» **Material to process**
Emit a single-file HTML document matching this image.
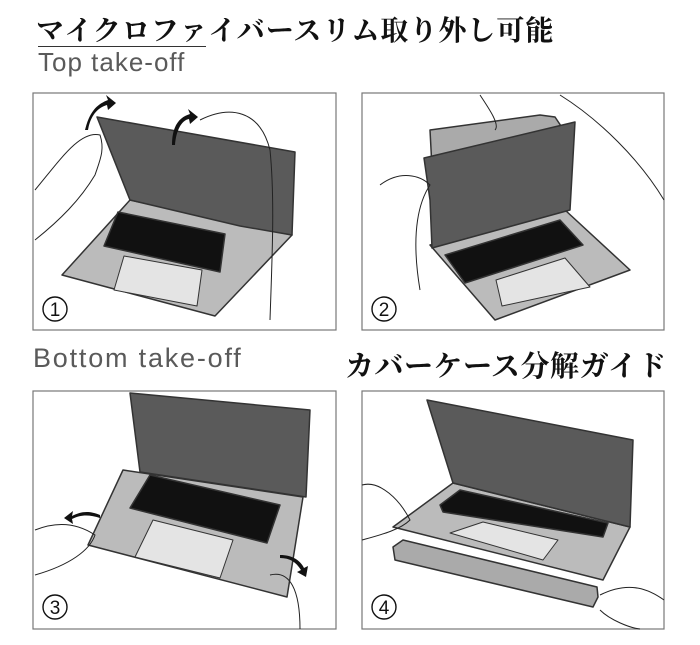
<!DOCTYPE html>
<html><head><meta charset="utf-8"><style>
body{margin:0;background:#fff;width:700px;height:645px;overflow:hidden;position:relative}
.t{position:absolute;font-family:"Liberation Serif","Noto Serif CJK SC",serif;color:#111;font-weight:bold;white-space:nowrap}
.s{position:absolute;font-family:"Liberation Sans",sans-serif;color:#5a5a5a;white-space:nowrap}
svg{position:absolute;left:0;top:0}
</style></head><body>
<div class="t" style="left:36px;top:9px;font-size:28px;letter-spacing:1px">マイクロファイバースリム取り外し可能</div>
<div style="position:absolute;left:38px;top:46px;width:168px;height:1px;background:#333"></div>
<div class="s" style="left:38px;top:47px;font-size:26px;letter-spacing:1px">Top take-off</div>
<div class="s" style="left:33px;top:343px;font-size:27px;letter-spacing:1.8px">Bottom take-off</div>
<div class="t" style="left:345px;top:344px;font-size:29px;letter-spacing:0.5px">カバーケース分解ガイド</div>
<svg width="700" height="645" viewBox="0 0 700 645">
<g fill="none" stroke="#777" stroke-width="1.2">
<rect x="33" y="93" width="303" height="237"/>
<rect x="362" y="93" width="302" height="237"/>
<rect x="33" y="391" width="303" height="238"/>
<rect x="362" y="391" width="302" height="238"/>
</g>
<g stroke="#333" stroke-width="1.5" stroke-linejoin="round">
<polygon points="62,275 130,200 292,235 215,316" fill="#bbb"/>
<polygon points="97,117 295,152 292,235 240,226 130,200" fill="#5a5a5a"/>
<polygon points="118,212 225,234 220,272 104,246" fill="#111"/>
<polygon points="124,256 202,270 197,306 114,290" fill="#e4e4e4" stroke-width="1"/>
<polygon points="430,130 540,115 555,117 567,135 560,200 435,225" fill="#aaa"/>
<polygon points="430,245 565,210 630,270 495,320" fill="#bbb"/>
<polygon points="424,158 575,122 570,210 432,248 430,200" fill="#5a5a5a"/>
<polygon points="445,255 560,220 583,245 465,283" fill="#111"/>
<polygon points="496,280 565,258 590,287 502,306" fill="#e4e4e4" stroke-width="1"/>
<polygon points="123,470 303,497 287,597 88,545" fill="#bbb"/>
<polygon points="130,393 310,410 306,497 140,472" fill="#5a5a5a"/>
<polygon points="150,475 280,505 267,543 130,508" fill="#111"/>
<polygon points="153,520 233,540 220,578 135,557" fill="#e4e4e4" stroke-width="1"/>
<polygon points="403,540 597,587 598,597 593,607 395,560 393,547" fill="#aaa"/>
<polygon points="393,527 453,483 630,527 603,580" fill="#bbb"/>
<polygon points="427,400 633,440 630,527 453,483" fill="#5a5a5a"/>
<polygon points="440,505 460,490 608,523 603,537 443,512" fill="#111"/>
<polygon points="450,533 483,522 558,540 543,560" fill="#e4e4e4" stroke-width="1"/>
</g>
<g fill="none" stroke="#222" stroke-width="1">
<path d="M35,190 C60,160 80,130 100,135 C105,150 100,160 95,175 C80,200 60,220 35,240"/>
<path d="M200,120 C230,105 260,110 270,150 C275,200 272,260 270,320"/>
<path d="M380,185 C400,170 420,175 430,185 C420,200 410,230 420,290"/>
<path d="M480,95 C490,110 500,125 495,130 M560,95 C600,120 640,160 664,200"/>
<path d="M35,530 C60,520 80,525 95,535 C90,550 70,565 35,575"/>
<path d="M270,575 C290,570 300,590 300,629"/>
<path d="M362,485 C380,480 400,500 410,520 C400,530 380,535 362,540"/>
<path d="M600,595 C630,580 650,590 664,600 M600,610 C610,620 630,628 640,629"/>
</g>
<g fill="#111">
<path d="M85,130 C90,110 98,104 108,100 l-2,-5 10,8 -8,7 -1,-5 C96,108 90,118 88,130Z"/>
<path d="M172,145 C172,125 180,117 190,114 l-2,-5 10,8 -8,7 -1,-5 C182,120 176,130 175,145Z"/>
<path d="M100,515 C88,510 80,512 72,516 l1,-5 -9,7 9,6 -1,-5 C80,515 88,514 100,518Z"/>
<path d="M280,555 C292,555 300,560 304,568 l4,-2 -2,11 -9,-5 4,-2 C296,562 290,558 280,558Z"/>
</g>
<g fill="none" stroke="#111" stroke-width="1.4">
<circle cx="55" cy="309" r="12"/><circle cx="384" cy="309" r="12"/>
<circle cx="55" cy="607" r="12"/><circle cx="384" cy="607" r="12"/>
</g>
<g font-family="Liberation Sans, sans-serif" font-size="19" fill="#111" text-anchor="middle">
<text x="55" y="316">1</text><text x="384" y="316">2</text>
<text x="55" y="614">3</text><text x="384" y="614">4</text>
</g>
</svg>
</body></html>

==

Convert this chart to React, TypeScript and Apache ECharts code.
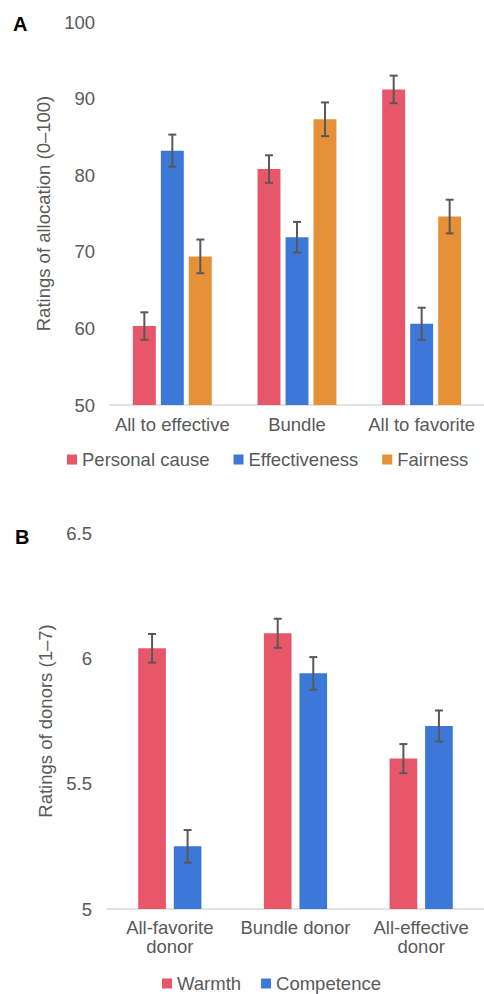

==

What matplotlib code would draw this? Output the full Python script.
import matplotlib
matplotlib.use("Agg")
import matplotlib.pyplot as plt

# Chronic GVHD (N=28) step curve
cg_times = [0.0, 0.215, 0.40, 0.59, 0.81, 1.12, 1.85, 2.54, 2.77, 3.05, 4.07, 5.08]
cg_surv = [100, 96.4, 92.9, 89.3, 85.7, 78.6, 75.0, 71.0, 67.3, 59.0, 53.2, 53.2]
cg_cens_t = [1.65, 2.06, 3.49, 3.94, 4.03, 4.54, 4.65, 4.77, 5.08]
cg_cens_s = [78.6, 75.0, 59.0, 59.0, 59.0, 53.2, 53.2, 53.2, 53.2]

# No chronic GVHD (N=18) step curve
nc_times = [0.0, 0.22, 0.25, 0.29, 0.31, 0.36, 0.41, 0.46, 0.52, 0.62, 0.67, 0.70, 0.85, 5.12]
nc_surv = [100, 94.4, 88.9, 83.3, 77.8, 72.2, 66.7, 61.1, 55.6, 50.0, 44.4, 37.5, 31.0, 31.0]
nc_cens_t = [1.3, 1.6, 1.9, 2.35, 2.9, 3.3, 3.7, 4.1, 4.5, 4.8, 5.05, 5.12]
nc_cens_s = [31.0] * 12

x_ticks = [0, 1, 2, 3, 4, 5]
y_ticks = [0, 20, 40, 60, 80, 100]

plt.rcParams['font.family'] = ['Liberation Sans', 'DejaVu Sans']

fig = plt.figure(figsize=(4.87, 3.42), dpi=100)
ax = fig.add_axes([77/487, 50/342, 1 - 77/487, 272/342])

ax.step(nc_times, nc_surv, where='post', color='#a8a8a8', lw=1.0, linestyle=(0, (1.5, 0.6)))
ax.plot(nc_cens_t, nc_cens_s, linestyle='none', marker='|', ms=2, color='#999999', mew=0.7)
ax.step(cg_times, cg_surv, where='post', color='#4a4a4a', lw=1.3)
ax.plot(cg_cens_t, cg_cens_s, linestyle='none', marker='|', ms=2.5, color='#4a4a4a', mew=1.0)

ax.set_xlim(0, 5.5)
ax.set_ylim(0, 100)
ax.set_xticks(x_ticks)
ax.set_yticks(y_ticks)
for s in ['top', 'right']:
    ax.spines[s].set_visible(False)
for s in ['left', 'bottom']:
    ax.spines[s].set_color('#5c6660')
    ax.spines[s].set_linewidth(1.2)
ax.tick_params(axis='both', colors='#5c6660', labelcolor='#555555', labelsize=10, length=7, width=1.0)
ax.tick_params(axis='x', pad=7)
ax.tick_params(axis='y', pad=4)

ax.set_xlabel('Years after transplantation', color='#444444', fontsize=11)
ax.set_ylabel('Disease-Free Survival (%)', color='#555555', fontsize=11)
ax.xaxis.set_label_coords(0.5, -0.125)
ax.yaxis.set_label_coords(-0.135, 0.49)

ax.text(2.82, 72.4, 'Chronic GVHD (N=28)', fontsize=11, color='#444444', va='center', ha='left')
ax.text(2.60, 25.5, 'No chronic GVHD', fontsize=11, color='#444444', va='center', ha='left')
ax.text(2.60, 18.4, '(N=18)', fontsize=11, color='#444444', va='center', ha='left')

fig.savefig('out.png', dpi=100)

» **Stated task**
Give only the number of lines in the records that include the word "this".

» **Task output**
3